───── Data section
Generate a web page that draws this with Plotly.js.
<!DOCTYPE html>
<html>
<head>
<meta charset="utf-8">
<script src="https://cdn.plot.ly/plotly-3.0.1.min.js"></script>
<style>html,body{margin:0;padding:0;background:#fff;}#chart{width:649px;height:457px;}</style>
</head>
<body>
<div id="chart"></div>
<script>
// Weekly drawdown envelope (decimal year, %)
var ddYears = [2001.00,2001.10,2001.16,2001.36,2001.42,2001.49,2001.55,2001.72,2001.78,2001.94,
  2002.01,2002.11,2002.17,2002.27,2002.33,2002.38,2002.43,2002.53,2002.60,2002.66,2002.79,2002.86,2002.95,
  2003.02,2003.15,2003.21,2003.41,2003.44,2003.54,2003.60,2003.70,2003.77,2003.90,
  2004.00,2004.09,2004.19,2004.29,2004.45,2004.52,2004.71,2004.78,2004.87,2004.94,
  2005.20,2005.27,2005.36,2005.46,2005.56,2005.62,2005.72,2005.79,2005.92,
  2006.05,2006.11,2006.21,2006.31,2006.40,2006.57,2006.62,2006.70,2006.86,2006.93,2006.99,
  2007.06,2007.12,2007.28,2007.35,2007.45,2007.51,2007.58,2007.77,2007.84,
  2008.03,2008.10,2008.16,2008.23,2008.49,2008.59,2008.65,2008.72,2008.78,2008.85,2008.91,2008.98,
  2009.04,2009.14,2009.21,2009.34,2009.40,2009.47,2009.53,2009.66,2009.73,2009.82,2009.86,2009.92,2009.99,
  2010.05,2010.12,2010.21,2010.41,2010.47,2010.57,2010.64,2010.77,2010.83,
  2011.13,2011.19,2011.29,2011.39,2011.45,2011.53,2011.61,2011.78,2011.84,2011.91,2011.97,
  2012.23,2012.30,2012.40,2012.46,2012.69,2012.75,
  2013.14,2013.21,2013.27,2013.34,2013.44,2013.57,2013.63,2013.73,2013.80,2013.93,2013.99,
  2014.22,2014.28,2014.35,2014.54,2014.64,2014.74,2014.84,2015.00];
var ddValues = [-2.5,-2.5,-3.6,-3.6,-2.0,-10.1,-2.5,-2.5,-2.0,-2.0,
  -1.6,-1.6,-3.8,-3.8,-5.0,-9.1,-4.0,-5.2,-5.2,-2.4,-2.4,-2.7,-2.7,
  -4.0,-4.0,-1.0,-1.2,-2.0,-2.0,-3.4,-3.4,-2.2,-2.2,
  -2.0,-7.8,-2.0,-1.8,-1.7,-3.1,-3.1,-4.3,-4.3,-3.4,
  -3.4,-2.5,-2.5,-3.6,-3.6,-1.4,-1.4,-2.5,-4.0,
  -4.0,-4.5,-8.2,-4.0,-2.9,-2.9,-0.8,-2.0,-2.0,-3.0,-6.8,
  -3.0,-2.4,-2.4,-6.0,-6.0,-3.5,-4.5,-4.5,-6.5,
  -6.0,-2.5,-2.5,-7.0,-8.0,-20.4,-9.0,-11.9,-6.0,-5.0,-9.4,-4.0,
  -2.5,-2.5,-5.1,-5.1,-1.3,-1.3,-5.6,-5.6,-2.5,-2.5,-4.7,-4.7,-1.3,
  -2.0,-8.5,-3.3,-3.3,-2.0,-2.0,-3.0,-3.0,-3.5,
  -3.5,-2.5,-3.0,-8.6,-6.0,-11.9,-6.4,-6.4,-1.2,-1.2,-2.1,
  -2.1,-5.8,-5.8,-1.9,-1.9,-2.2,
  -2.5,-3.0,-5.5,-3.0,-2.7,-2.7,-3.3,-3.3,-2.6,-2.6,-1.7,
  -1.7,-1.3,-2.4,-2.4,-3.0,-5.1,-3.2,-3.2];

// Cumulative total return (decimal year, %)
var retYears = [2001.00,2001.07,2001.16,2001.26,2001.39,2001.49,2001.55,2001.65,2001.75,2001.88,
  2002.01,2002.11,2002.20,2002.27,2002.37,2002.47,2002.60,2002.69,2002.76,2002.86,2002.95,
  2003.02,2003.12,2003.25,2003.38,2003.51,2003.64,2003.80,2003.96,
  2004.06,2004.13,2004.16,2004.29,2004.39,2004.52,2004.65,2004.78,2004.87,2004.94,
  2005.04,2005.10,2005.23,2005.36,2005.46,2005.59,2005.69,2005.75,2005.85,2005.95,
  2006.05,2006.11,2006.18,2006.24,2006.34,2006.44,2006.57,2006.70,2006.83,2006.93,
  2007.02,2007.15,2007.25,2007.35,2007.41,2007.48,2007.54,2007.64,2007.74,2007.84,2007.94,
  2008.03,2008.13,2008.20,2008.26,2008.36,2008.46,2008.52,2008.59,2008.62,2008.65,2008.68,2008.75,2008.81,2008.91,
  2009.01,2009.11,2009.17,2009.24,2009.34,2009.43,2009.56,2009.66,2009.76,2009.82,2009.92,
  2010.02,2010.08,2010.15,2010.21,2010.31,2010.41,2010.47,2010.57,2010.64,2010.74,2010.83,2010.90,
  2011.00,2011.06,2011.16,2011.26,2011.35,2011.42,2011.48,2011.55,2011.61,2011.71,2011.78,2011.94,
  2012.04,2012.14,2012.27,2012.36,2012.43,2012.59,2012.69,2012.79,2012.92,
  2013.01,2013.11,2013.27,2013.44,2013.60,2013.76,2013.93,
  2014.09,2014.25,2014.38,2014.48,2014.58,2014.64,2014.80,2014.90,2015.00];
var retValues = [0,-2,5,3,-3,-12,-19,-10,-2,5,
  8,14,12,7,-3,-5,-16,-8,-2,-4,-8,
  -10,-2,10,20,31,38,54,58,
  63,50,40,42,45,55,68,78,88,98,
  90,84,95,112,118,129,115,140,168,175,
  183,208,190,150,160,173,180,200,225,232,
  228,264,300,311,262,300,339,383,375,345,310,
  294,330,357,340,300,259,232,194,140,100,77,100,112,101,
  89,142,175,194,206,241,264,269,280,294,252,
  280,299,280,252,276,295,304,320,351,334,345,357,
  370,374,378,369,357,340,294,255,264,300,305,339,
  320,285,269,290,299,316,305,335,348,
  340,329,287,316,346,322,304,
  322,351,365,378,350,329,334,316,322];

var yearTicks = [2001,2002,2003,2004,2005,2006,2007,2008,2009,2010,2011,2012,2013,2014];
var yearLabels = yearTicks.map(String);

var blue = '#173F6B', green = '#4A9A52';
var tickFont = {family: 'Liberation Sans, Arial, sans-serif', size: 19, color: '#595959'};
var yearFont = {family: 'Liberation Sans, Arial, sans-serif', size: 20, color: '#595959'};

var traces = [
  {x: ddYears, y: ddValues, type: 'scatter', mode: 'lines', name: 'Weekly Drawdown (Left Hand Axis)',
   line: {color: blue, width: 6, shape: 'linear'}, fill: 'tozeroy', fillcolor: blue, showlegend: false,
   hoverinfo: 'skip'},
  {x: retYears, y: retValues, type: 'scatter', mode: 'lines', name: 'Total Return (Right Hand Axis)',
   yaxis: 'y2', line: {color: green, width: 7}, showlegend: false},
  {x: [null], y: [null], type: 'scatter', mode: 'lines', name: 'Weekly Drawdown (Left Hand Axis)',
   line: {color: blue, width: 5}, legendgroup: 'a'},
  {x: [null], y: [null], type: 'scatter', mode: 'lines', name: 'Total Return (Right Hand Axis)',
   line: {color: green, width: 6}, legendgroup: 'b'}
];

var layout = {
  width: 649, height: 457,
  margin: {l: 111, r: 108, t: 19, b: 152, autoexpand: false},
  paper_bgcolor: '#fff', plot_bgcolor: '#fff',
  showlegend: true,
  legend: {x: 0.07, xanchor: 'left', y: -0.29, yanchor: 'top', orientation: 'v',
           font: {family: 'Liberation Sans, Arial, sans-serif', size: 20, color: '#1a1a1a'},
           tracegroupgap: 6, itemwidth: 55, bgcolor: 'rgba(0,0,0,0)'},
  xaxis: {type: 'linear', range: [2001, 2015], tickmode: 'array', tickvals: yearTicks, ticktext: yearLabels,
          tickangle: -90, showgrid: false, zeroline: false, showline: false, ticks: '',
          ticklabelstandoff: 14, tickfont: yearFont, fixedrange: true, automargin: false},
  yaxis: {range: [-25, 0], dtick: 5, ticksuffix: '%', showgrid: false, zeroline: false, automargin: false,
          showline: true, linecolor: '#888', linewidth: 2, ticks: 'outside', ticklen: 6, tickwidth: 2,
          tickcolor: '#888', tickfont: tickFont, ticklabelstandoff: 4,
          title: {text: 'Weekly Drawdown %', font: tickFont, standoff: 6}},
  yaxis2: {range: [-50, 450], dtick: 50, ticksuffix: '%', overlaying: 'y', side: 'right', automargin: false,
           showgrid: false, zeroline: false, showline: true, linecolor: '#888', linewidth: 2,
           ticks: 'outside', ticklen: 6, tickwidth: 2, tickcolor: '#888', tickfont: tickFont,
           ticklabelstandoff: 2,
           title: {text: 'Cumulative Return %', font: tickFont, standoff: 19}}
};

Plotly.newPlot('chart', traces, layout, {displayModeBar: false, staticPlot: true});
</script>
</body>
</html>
──────────
▶ **Requirement**: Write out exactly the lines from the start of the material through the line with "-1.7,-1.3,-2.4,-2.4,-3.0,-5.1,-3.2,-3.2];". No other output is expected.

▶ **Output of the task**:
Generate a web page that draws this with Plotly.js.
<!DOCTYPE html>
<html>
<head>
<meta charset="utf-8">
<script src="https://cdn.plot.ly/plotly-3.0.1.min.js"></script>
<style>html,body{margin:0;padding:0;background:#fff;}#chart{width:649px;height:457px;}</style>
</head>
<body>
<div id="chart"></div>
<script>
// Weekly drawdown envelope (decimal year, %)
var ddYears = [2001.00,2001.10,2001.16,2001.36,2001.42,2001.49,2001.55,2001.72,2001.78,2001.94,
  2002.01,2002.11,2002.17,2002.27,2002.33,2002.38,2002.43,2002.53,2002.60,2002.66,2002.79,2002.86,2002.95,
  2003.02,2003.15,2003.21,2003.41,2003.44,2003.54,2003.60,2003.70,2003.77,2003.90,
  2004.00,2004.09,2004.19,2004.29,2004.45,2004.52,2004.71,2004.78,2004.87,2004.94,
  2005.20,2005.27,2005.36,2005.46,2005.56,2005.62,2005.72,2005.79,2005.92,
  2006.05,2006.11,2006.21,2006.31,2006.40,2006.57,2006.62,2006.70,2006.86,2006.93,2006.99,
  2007.06,2007.12,2007.28,2007.35,2007.45,2007.51,2007.58,2007.77,2007.84,
  2008.03,2008.10,2008.16,2008.23,2008.49,2008.59,2008.65,2008.72,2008.78,2008.85,2008.91,2008.98,
  2009.04,2009.14,2009.21,2009.34,2009.40,2009.47,2009.53,2009.66,2009.73,2009.82,2009.86,2009.92,2009.99,
  2010.05,2010.12,2010.21,2010.41,2010.47,2010.57,2010.64,2010.77,2010.83,
  2011.13,2011.19,2011.29,2011.39,2011.45,2011.53,2011.61,2011.78,2011.84,2011.91,2011.97,
  2012.23,2012.30,2012.40,2012.46,2012.69,2012.75,
  2013.14,2013.21,2013.27,2013.34,2013.44,2013.57,2013.63,2013.73,2013.80,2013.93,2013.99,
  2014.22,2014.28,2014.35,2014.54,2014.64,2014.74,2014.84,2015.00];
var ddValues = [-2.5,-2.5,-3.6,-3.6,-2.0,-10.1,-2.5,-2.5,-2.0,-2.0,
  -1.6,-1.6,-3.8,-3.8,-5.0,-9.1,-4.0,-5.2,-5.2,-2.4,-2.4,-2.7,-2.7,
  -4.0,-4.0,-1.0,-1.2,-2.0,-2.0,-3.4,-3.4,-2.2,-2.2,
  -2.0,-7.8,-2.0,-1.8,-1.7,-3.1,-3.1,-4.3,-4.3,-3.4,
  -3.4,-2.5,-2.5,-3.6,-3.6,-1.4,-1.4,-2.5,-4.0,
  -4.0,-4.5,-8.2,-4.0,-2.9,-2.9,-0.8,-2.0,-2.0,-3.0,-6.8,
  -3.0,-2.4,-2.4,-6.0,-6.0,-3.5,-4.5,-4.5,-6.5,
  -6.0,-2.5,-2.5,-7.0,-8.0,-20.4,-9.0,-11.9,-6.0,-5.0,-9.4,-4.0,
  -2.5,-2.5,-5.1,-5.1,-1.3,-1.3,-5.6,-5.6,-2.5,-2.5,-4.7,-4.7,-1.3,
  -2.0,-8.5,-3.3,-3.3,-2.0,-2.0,-3.0,-3.0,-3.5,
  -3.5,-2.5,-3.0,-8.6,-6.0,-11.9,-6.4,-6.4,-1.2,-1.2,-2.1,
  -2.1,-5.8,-5.8,-1.9,-1.9,-2.2,
  -2.5,-3.0,-5.5,-3.0,-2.7,-2.7,-3.3,-3.3,-2.6,-2.6,-1.7,
  -1.7,-1.3,-2.4,-2.4,-3.0,-5.1,-3.2,-3.2];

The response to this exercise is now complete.